● Data lines
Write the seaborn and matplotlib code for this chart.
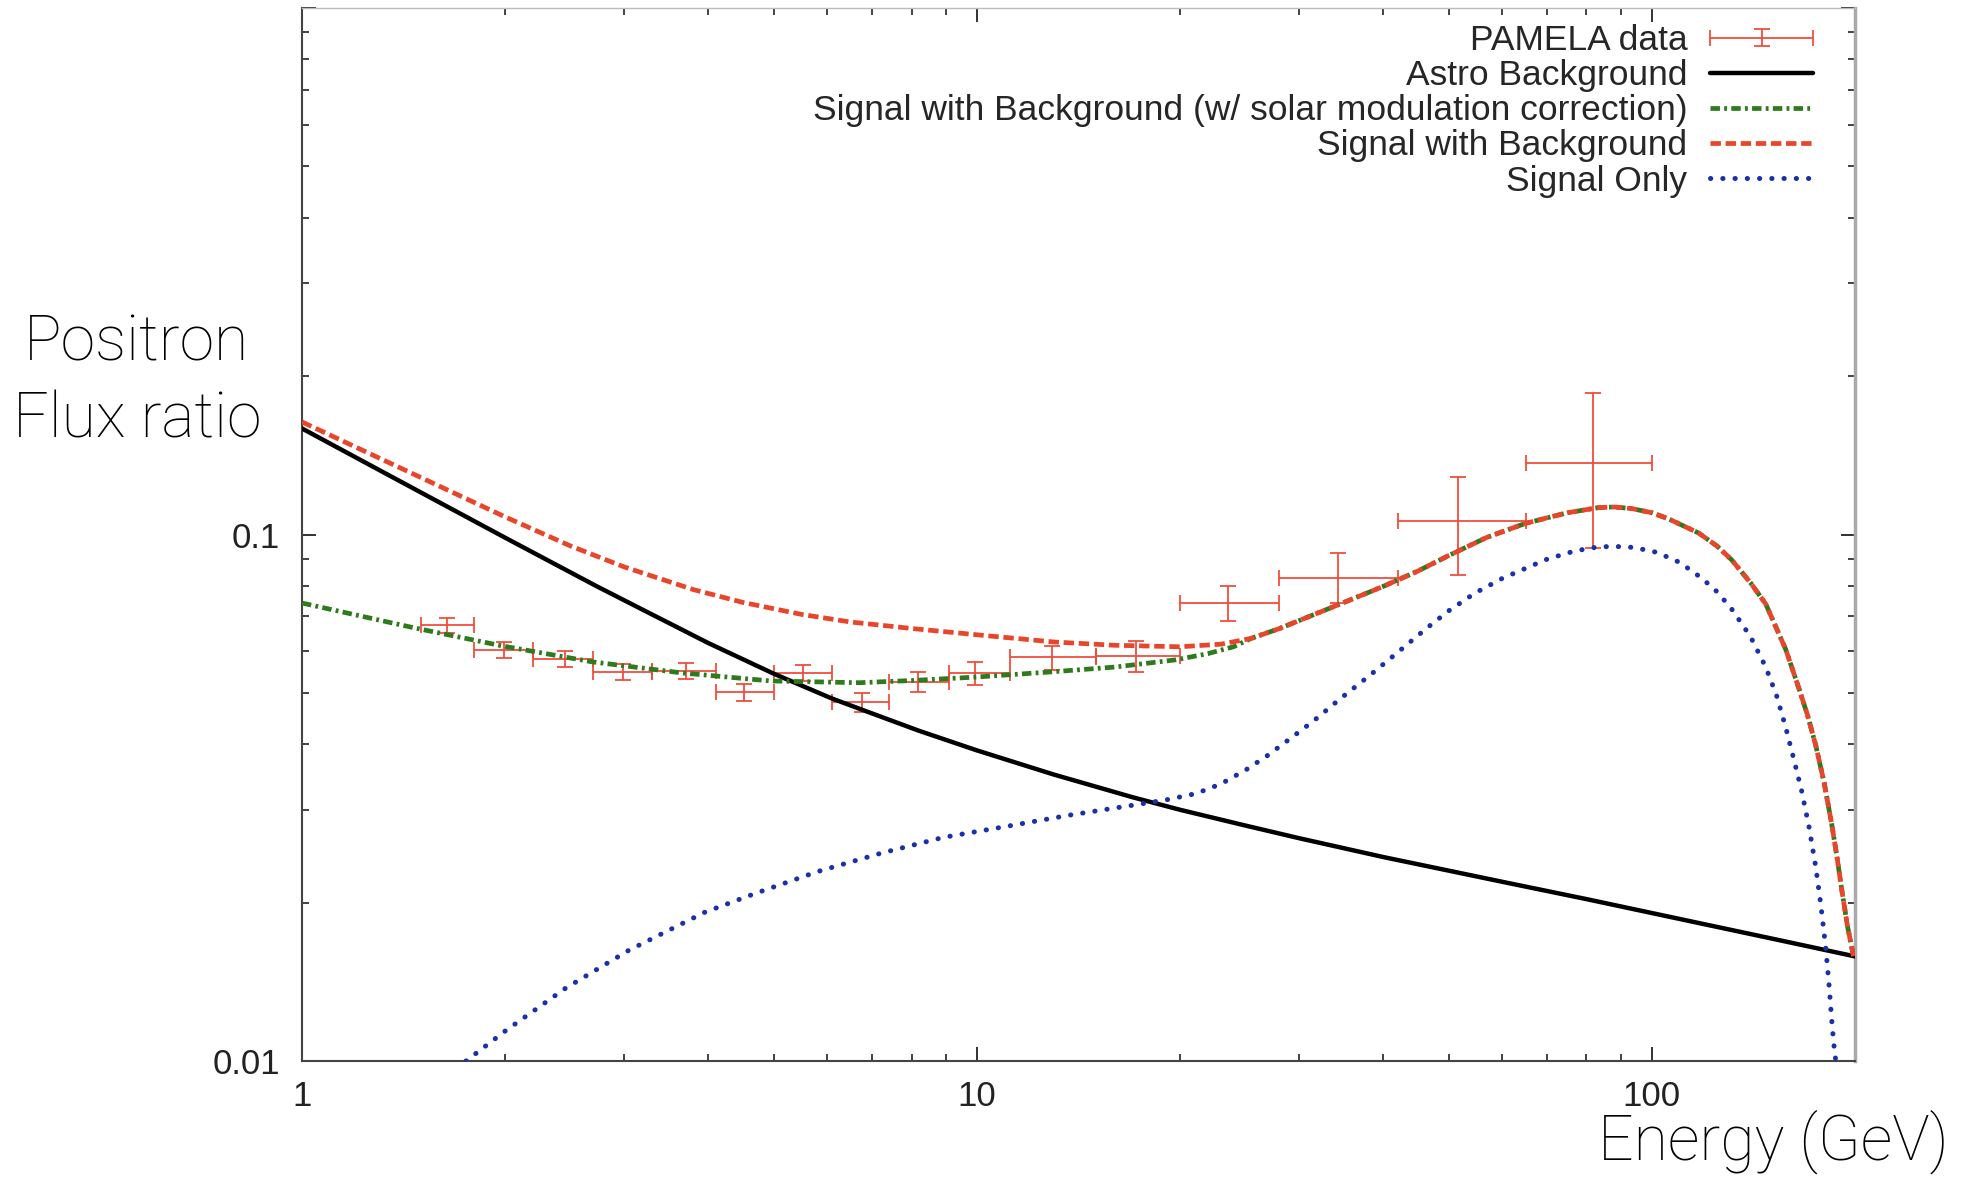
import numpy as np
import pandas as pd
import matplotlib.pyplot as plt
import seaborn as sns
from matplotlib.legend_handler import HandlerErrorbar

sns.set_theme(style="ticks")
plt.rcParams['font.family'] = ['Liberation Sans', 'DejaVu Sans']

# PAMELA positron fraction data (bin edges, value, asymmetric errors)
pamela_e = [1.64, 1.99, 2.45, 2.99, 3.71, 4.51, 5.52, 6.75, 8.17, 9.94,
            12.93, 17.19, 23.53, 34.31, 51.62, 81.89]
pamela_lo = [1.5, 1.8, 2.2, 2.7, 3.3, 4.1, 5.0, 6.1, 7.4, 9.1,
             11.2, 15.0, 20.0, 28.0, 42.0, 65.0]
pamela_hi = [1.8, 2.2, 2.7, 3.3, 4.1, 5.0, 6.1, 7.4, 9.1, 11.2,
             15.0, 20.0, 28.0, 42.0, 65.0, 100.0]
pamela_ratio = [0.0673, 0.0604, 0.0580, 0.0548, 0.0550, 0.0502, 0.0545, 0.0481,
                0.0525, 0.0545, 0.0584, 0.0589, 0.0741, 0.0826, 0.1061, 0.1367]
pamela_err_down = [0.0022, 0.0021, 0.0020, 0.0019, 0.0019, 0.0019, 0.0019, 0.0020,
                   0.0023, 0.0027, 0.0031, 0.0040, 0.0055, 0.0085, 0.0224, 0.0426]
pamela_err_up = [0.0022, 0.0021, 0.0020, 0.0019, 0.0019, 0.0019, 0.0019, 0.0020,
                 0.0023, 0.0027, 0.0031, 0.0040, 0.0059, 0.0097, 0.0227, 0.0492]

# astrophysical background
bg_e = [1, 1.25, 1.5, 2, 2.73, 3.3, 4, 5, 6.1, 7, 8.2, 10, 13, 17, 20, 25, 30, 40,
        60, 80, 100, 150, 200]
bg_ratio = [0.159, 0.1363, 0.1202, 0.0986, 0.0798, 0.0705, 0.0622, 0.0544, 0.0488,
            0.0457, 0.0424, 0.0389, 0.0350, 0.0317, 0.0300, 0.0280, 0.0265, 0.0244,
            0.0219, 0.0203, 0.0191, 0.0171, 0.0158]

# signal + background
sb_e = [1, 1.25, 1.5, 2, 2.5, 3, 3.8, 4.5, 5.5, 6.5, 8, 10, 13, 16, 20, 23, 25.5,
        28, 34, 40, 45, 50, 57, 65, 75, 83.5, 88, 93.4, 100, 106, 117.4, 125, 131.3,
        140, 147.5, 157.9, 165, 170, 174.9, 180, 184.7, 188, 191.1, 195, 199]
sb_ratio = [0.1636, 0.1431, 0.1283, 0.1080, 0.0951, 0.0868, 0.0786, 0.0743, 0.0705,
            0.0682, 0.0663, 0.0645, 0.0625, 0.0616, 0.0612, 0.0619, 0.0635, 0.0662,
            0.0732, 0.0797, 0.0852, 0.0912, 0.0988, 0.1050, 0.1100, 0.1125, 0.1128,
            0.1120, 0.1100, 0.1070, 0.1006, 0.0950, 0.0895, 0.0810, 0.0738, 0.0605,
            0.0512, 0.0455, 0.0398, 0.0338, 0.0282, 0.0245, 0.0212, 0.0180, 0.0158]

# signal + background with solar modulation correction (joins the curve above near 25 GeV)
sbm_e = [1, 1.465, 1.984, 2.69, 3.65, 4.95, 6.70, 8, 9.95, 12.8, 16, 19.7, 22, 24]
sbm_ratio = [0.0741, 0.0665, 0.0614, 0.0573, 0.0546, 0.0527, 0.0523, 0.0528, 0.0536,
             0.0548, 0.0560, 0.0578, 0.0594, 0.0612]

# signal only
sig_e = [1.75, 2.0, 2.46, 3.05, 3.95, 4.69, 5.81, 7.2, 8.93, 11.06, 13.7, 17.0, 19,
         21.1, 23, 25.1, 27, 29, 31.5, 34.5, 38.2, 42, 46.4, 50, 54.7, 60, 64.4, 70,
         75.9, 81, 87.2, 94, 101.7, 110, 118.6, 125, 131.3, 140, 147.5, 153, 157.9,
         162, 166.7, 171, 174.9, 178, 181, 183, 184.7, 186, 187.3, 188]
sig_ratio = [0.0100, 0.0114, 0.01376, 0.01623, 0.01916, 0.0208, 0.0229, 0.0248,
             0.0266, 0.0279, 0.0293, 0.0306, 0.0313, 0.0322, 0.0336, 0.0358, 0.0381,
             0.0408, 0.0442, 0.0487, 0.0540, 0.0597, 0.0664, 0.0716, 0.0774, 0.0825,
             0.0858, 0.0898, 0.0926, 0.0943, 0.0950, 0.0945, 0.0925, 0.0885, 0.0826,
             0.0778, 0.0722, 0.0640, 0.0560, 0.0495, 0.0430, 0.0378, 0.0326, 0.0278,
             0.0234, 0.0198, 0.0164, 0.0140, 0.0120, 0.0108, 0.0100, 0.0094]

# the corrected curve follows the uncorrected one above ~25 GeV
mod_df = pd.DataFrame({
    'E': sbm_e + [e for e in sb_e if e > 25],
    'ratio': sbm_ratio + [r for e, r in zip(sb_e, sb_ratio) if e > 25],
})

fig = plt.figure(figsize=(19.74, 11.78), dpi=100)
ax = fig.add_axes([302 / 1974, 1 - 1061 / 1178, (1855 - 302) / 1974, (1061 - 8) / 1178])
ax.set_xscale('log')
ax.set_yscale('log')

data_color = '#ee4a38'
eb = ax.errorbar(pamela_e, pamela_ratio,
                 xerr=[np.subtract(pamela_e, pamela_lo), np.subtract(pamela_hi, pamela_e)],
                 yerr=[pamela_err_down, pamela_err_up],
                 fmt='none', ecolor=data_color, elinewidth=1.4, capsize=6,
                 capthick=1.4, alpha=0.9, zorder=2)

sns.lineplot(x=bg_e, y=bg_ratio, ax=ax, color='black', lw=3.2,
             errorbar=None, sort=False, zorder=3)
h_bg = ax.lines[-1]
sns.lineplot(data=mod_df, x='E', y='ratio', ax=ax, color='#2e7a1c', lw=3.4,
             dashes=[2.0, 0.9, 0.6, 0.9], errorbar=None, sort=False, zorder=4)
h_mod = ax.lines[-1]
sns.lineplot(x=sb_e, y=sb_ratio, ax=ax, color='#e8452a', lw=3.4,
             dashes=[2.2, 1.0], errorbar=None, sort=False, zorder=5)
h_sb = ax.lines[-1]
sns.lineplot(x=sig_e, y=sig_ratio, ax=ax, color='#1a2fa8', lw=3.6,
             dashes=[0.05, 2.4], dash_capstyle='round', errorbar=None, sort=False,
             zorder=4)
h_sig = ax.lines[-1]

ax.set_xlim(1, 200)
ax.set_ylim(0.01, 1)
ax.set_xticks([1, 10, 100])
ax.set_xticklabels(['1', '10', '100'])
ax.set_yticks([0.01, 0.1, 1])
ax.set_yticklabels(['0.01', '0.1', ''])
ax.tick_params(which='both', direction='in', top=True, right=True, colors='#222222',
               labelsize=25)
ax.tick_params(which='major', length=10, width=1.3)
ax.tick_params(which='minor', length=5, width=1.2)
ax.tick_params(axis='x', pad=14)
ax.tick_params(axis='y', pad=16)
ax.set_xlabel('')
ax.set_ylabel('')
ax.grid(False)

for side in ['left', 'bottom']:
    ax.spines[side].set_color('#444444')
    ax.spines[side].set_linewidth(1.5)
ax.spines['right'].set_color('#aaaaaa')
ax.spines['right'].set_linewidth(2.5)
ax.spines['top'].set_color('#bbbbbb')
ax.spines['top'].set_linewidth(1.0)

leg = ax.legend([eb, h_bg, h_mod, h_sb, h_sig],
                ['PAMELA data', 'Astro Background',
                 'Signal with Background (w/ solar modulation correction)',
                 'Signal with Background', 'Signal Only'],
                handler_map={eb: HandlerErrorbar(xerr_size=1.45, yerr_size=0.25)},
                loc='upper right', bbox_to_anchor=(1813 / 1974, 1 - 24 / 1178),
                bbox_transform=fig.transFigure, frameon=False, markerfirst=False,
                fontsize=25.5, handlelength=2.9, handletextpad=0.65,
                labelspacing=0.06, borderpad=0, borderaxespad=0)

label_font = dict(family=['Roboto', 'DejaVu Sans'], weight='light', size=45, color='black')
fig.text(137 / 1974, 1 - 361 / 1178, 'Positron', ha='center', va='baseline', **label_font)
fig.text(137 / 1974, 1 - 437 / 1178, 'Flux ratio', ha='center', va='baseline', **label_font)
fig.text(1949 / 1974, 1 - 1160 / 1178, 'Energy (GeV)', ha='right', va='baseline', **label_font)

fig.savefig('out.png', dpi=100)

● Aim
Without the pictures, please reproduce each line of the listing above exactly, from the first one through the line bearing "plt.rcParams['font.family'] = ['Liberation".

● Solution to this problem
Write the seaborn and matplotlib code for this chart.
import numpy as np
import pandas as pd
import matplotlib.pyplot as plt
import seaborn as sns
from matplotlib.legend_handler import HandlerErrorbar

sns.set_theme(style="ticks")
plt.rcParams['font.family'] = ['Liberation Sans', 'DejaVu Sans']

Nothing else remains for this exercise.